## Begin MATERIAL TO PROCESS

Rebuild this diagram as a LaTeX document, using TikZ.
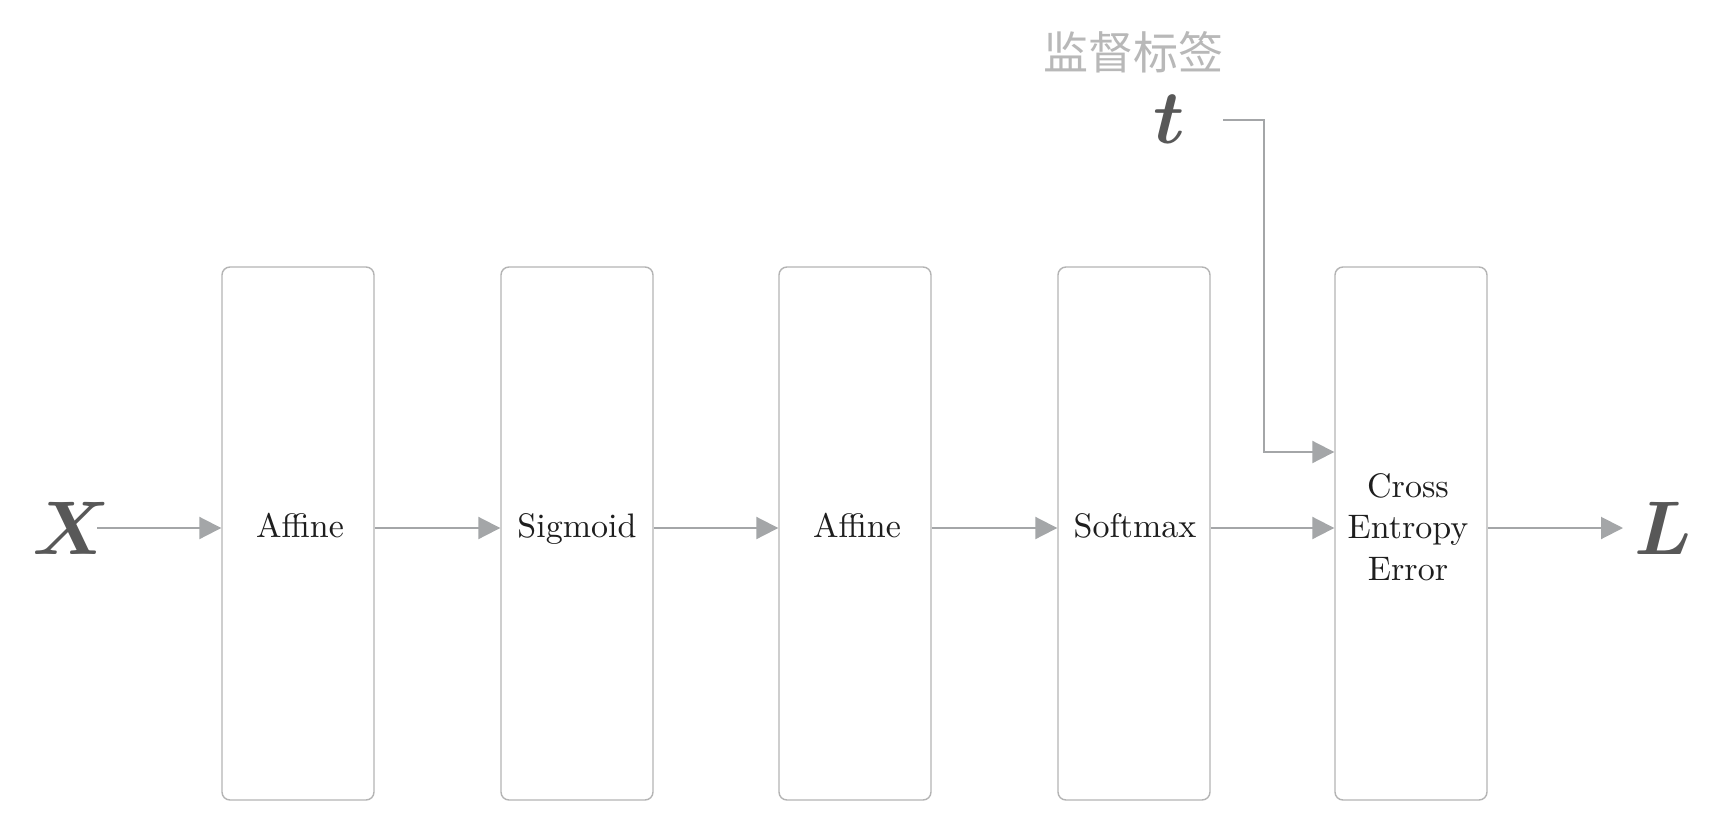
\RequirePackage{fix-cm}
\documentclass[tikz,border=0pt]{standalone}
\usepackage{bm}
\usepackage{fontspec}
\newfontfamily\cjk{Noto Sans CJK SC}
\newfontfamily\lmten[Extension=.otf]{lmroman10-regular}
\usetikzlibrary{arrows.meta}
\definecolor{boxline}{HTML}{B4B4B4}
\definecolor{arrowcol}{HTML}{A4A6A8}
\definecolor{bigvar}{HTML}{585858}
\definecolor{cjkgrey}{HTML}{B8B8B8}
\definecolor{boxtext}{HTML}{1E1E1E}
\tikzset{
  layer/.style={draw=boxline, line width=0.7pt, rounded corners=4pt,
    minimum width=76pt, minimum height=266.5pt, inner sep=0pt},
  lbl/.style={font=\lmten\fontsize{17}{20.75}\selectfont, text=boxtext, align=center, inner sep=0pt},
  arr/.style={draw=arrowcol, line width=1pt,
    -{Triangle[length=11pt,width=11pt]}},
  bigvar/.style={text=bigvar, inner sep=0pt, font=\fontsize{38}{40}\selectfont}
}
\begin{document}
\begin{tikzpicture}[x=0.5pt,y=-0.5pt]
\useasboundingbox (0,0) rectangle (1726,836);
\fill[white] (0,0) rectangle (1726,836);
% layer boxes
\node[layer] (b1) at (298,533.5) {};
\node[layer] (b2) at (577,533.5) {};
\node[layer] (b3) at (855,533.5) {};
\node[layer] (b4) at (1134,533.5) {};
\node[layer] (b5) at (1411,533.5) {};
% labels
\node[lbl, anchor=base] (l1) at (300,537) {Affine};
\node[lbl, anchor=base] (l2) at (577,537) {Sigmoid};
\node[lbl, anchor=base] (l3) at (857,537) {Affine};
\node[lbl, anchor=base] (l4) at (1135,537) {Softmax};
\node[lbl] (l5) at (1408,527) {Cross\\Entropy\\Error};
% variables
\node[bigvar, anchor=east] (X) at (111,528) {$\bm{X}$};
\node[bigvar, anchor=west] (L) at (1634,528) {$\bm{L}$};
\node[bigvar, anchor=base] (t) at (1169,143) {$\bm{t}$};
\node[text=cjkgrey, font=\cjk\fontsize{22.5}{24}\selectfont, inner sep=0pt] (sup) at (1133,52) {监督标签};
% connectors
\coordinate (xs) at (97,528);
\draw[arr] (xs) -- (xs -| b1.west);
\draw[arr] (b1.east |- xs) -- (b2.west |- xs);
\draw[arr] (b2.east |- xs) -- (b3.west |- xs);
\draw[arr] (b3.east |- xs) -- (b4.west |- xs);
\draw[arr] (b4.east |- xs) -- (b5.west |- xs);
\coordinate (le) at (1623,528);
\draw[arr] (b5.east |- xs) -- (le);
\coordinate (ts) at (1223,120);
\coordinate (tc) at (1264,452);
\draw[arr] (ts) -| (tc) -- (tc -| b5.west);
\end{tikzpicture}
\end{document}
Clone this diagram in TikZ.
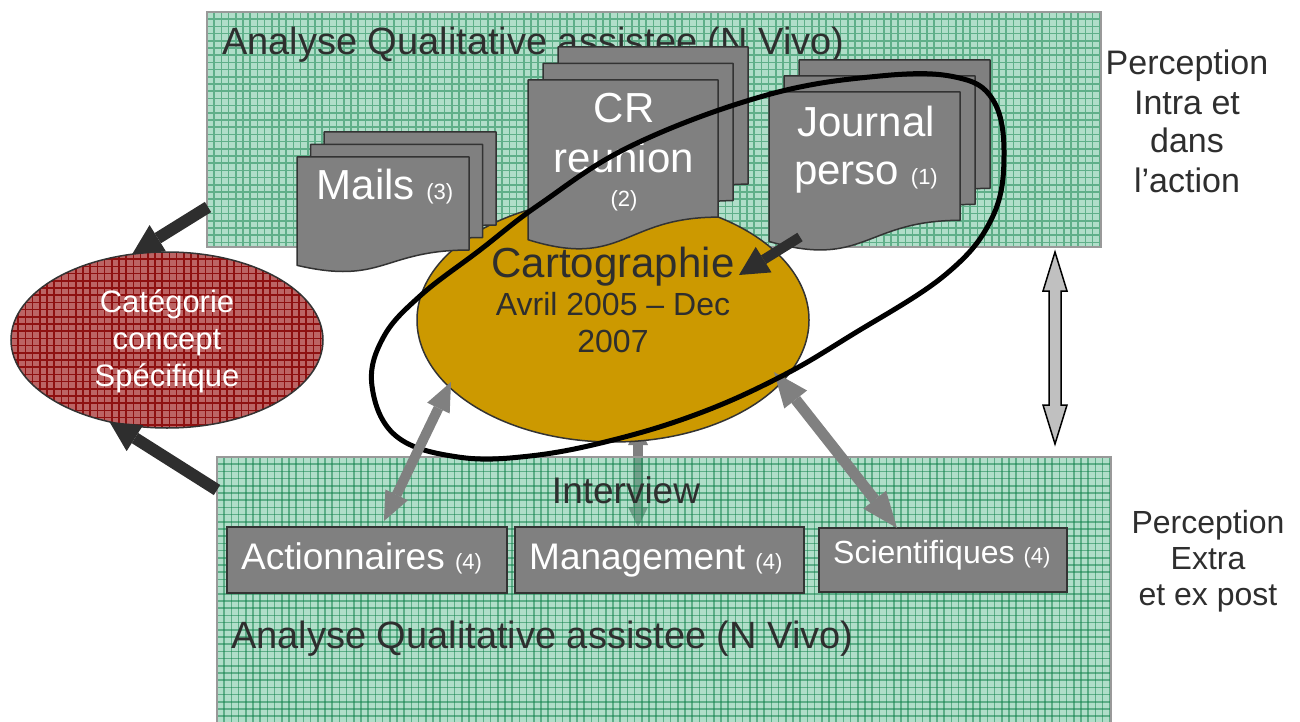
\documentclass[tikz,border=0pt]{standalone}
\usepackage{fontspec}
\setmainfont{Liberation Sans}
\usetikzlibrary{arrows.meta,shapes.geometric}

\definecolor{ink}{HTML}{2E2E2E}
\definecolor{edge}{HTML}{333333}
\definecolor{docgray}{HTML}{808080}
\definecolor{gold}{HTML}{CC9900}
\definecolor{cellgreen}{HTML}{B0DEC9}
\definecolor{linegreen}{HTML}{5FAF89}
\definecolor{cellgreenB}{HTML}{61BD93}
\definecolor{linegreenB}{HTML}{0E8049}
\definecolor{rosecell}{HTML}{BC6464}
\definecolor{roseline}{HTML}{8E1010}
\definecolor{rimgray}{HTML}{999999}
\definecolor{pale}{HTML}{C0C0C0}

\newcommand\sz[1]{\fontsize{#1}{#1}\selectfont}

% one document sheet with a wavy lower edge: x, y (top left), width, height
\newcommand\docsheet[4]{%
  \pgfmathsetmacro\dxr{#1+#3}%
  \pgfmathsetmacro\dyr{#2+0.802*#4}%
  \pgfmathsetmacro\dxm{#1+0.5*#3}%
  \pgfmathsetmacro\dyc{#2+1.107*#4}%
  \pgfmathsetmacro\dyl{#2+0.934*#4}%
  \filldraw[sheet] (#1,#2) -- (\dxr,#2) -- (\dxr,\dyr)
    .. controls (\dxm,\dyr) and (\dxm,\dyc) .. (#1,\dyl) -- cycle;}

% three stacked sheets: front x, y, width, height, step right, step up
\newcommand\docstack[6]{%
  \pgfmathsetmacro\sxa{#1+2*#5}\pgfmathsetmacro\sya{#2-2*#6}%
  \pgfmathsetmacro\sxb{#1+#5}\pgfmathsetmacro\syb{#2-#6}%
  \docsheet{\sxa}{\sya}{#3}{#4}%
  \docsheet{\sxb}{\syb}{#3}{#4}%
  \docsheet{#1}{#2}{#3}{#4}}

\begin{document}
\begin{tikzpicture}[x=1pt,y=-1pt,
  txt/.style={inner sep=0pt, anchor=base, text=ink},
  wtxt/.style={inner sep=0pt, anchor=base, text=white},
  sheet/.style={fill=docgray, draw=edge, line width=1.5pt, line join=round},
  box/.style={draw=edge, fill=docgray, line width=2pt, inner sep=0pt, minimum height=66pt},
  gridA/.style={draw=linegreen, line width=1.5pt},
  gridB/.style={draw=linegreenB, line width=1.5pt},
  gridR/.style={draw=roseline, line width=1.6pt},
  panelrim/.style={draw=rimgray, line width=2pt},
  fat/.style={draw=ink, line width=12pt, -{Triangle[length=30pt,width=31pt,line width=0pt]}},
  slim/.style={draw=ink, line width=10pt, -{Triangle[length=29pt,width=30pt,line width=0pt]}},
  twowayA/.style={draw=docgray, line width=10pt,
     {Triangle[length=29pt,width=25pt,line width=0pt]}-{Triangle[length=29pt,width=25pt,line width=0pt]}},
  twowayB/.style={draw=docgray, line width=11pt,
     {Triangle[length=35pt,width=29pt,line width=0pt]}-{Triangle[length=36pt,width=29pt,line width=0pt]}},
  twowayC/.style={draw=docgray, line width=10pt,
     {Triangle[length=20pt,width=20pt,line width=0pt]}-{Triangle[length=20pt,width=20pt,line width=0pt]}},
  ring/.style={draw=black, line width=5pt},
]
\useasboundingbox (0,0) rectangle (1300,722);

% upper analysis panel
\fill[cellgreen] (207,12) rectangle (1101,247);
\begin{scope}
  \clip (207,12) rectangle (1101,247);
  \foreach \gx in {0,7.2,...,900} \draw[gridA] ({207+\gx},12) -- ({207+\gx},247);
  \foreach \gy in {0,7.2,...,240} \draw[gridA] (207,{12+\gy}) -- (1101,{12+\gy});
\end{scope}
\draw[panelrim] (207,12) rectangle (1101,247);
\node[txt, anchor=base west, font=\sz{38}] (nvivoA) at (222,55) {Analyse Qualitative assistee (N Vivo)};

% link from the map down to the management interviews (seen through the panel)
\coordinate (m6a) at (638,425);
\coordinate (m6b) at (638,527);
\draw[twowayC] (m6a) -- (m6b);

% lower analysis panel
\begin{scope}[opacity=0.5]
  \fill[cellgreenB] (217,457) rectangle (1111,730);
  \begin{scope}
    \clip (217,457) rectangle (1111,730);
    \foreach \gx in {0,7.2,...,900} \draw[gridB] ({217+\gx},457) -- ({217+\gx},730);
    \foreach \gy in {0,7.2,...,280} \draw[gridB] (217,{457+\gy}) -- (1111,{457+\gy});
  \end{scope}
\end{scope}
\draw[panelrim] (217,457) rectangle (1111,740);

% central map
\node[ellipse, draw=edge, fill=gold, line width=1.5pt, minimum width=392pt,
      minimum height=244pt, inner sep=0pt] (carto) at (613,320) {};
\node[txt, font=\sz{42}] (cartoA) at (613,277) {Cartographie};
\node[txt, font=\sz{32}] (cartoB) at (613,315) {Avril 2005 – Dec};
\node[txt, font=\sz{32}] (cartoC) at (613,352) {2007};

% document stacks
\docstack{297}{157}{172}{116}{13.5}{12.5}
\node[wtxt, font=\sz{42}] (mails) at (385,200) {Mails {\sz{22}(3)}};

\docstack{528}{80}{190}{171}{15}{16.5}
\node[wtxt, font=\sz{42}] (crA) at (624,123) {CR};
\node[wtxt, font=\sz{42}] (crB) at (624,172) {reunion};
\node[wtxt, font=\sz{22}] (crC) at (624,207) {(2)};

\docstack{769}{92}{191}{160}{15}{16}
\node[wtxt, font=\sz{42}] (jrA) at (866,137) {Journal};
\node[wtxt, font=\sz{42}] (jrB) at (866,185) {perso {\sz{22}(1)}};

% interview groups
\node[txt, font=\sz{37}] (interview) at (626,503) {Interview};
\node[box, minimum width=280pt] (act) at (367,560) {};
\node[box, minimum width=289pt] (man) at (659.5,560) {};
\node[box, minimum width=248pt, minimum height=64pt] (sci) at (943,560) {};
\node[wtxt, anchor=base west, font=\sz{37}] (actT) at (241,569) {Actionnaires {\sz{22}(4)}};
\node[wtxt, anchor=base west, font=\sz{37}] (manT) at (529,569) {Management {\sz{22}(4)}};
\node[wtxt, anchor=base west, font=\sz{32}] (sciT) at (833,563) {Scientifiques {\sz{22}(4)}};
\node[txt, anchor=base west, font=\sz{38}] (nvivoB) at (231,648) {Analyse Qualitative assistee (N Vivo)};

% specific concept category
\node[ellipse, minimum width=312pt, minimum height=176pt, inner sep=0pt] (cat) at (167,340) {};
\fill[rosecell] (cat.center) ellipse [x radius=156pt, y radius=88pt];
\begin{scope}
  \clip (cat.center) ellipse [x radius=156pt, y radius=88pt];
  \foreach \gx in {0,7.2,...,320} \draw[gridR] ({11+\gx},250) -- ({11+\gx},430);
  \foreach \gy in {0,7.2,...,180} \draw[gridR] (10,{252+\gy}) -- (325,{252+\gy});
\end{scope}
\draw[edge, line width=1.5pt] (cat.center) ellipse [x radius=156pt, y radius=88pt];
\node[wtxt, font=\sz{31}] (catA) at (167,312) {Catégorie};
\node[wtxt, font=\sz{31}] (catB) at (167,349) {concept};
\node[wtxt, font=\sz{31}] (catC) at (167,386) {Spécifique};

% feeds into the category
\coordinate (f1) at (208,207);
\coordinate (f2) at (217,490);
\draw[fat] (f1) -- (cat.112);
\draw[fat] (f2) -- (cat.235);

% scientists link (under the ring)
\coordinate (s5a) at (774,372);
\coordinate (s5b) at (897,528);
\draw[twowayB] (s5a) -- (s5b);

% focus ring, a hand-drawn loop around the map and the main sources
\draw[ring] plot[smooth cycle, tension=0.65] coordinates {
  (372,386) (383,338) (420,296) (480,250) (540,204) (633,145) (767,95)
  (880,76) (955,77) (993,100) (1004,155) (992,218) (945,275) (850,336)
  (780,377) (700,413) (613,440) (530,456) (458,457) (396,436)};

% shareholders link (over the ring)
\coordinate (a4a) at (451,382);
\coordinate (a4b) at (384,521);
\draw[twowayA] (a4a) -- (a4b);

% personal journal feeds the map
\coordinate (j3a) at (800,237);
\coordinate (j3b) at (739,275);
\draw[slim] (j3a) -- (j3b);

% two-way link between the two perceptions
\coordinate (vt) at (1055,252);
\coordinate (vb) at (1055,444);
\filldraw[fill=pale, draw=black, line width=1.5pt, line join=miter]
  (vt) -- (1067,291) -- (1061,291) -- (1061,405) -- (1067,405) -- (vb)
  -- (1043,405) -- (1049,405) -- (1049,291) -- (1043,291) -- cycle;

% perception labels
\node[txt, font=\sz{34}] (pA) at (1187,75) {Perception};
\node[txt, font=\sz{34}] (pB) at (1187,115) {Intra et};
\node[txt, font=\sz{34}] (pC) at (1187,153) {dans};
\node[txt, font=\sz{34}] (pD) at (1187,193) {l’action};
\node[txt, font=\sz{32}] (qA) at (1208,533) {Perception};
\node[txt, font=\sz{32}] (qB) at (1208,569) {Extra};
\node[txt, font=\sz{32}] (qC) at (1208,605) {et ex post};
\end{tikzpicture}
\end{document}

## End MATERIAL TO PROCESS

Restate word for word the lines that begin at the one with "Clone this diagram in TikZ." and end at the one with "controls (\dxm,\dyr) and", including both, and leave every picture aside.

Clone this diagram in TikZ.
\documentclass[tikz,border=0pt]{standalone}
\usepackage{fontspec}
\setmainfont{Liberation Sans}
\usetikzlibrary{arrows.meta,shapes.geometric}

\definecolor{ink}{HTML}{2E2E2E}
\definecolor{edge}{HTML}{333333}
\definecolor{docgray}{HTML}{808080}
\definecolor{gold}{HTML}{CC9900}
\definecolor{cellgreen}{HTML}{B0DEC9}
\definecolor{linegreen}{HTML}{5FAF89}
\definecolor{cellgreenB}{HTML}{61BD93}
\definecolor{linegreenB}{HTML}{0E8049}
\definecolor{rosecell}{HTML}{BC6464}
\definecolor{roseline}{HTML}{8E1010}
\definecolor{rimgray}{HTML}{999999}
\definecolor{pale}{HTML}{C0C0C0}

\newcommand\sz[1]{\fontsize{#1}{#1}\selectfont}

% one document sheet with a wavy lower edge: x, y (top left), width, height
\newcommand\docsheet[4]{%
  \pgfmathsetmacro\dxr{#1+#3}%
  \pgfmathsetmacro\dyr{#2+0.802*#4}%
  \pgfmathsetmacro\dxm{#1+0.5*#3}%
  \pgfmathsetmacro\dyc{#2+1.107*#4}%
  \pgfmathsetmacro\dyl{#2+0.934*#4}%
  \filldraw[sheet] (#1,#2) -- (\dxr,#2) -- (\dxr,\dyr)
    .. controls (\dxm,\dyr) and (\dxm,\dyc) .. (#1,\dyl) -- cycle;}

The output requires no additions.